Time is not a line; it’s a field, and awareness is what moves through it.
Much of our fear of death comes from the idea that time ends there-like a river disappearing off a cliff. But what if time, as you experience it, is not the ultimate reality but just one current within awareness?
If awareness exists before and beyond the body, then death may not be the end of time-it may simply be the end of this particular rhythm. The river doesn’t vanish; awareness just steps out of one stream and into another.
Many spiritual traditions point to the “eternal now”-the idea that past and future are illusions, and only the present exists. This isn’t just mystical poetry. It’s a psychological truth. You never actually live in “yesterday” or “tomorrow.” You only ever live in the immediacy of now.
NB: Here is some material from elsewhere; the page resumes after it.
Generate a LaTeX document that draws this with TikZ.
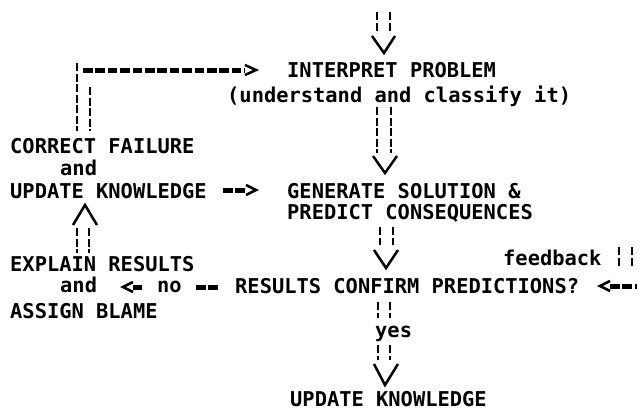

The mind can remember, imagine, and plan, but those activities still happen in the present. Time is the story told inside awareness, while awareness itself does not age.
Physics already tells us that time is relative: it speeds up or slows down depending on gravity and velocity. The “arrow of time” is not absolute-it’s bound to perspective. In that sense, awareness is not only a witness to time but perhaps one of the reasons time feels like it flows at all.
If awareness is the observer that stitches events together into a narrative, then the story of time may be a story we tell ourselves simply to make sense of change.
Time feels like an unstoppable river, but perhaps it is more like a mirror of awareness itself. When you think of it this way, fear softens. If time is a construct of perception, then its “end” is not an ending-it’s just a shift in the way awareness arranges experience.
The question becomes not “How much time do I have?” but rather “How deeply am I present in the moment I have right now?”